The line holding "import pandas as pd" is the last one to output; start at the first line of the data, keep every line in between exactly, and leave out pictures.
[BEGIN Data rows]
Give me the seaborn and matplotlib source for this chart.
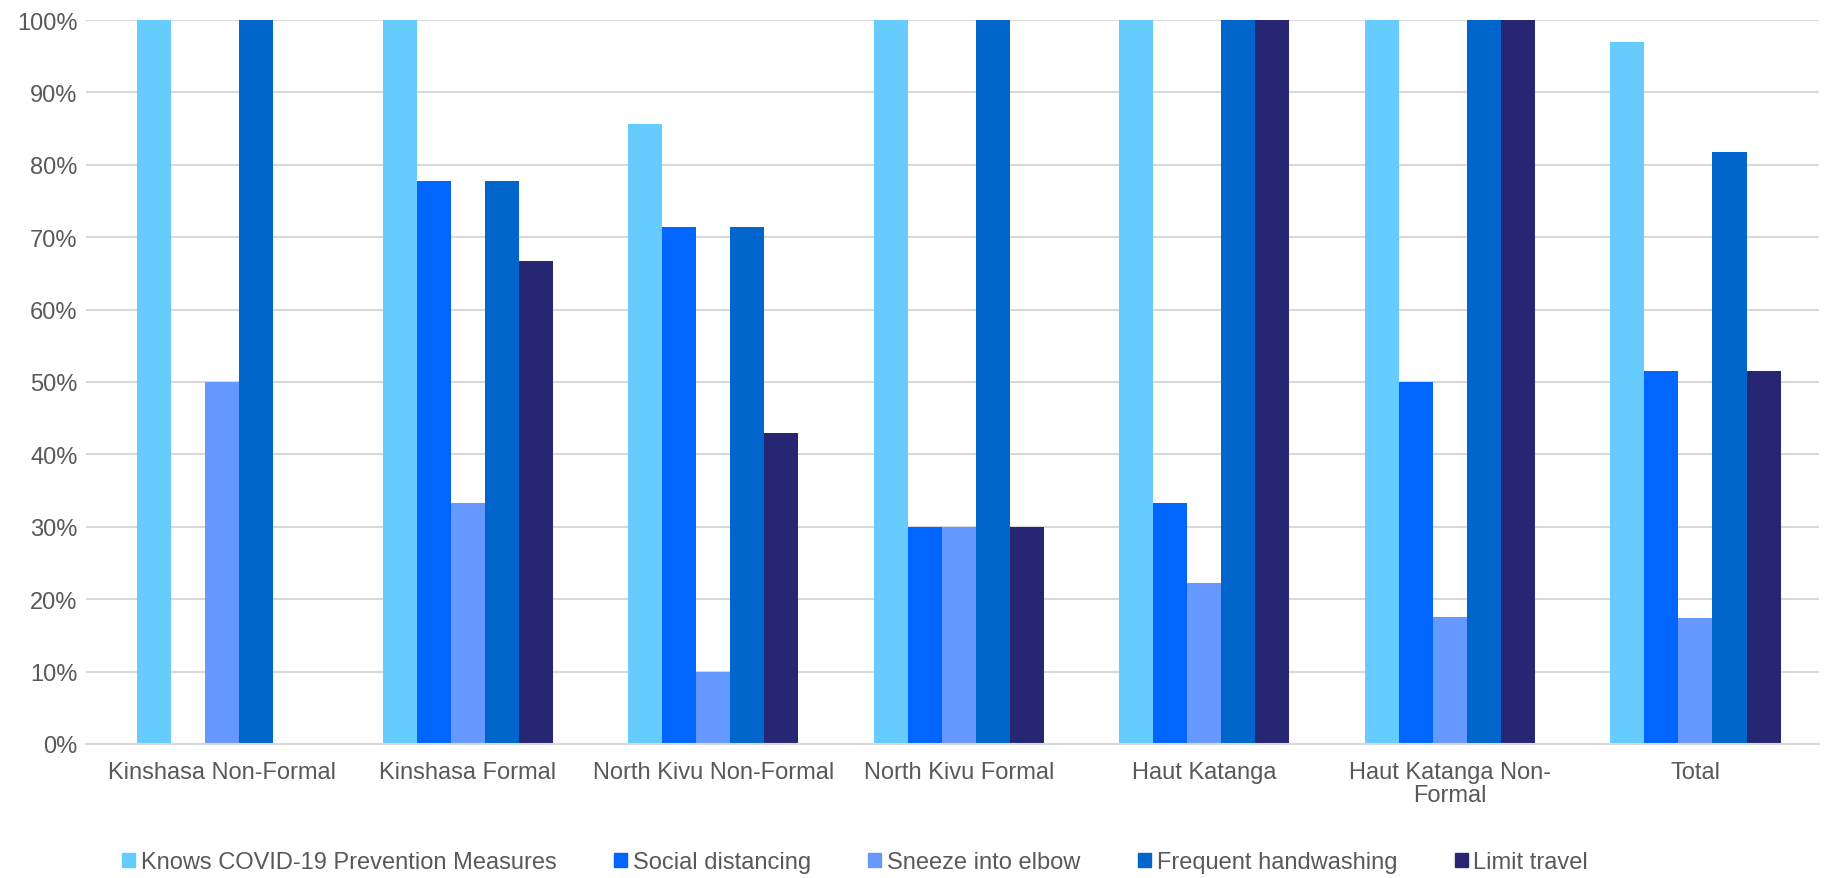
import matplotlib
matplotlib.use("Agg")
import matplotlib.pyplot as plt
from matplotlib.ticker import PercentFormatter, MultipleLocator
import seaborn as sns
import pandas as pd

categories = [
    "Kinshasa Non-Formal",
    "Kinshasa Formal",
    "North Kivu Non-Formal",
    "North Kivu Formal",
    "Haut Katanga",
    "Haut Katanga Non-\nFormal",
    "Total",
]
series_names = [
    "Knows COVID-19 Prevention Measures",
    "Social distancing",
    "Sneeze into elbow",
    "Frequent handwashing",
    "Limit travel",
]
knows = [100, 100, 85.7, 100, 100, 100, 97.0]
social = [0, 77.8, 71.4, 30.0, 33.3, 50.0, 51.5]
sneeze = [50.0, 33.3, 10.0, 30.0, 22.2, 17.6, 17.4]
handwash = [100, 77.8, 71.4, 100, 100, 100, 81.8]
travel = [0, 66.7, 42.9, 30.0, 100, 100, 51.5]

colors = ["#66CCFF", "#0066FF", "#6699FF", "#0066CC", "#262673"]

rows = []
for name, vals in zip(series_names, [knows, social, sneeze, handwash, travel]):
    for cat, v in zip(categories, vals):
        rows.append({"category": cat, "measure": name, "pct": v})
df = pd.DataFrame(rows)

sns.set_style("white")
plt.rcParams["font.family"] = ["Liberation Sans", "DejaVu Sans"]

fig = plt.figure(figsize=(18.27, 8.79), dpi=100)
ax = fig.add_axes([86 / 1827, 1 - 745 / 879, 1733 / 1827, 724 / 879])

sns.barplot(
    data=df, x="category", y="pct", hue="measure",
    order=categories, hue_order=series_names,
    palette=colors, width=0.693, gap=0, saturation=1,
    edgecolor="none", linewidth=0, errorbar=None, ax=ax,
)

ax.set_ylim(0, 100)
ax.set_xlim(-0.554, 6.503)
ax.yaxis.set_major_locator(MultipleLocator(10))
ax.yaxis.set_major_formatter(PercentFormatter(decimals=0))
ax.grid(axis="y", color="#D9D9D9", linewidth=1.5)
ax.set_axisbelow(True)
for side in ["top", "right", "left"]:
    ax.spines[side].set_visible(False)
ax.spines["bottom"].set_color("#D9D9D9")
ax.spines["bottom"].set_linewidth(1.5)
ax.set_xlabel("")
ax.set_ylabel("")
ax.tick_params(axis="both", length=0, labelsize=17, labelcolor="#595959")
ax.tick_params(axis="x", pad=12)
ax.tick_params(axis="y", pad=6)
for lbl in ax.get_xticklabels():
    lbl.set_linespacing(1.05)

ax.get_legend().remove()
handles = [plt.Rectangle((0, 0), 1, 1, color=c) for c in colors]
fig.legend(
    handles, series_names, loc="center", bbox_to_anchor=(855 / 1827, 1 - 863 / 879),
    ncol=5, frameon=False, fontsize=17, labelcolor="#595959",
    handlelength=0.55, handleheight=0.55, handletextpad=0.25, columnspacing=2.43,
)

fig.savefig("out.png", dpi=100, facecolor="white")
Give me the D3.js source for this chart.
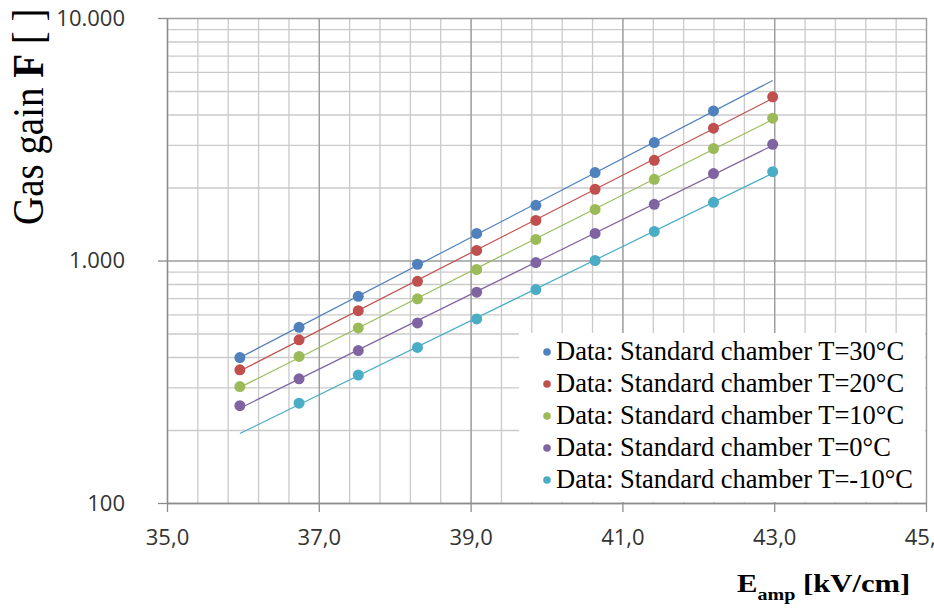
[END Data rows]
**Result of this exercise**
Give me the seaborn and matplotlib source for this chart.
import matplotlib
matplotlib.use("Agg")
import matplotlib.pyplot as plt
from matplotlib.ticker import PercentFormatter, MultipleLocator
import seaborn as sns
import pandas as pd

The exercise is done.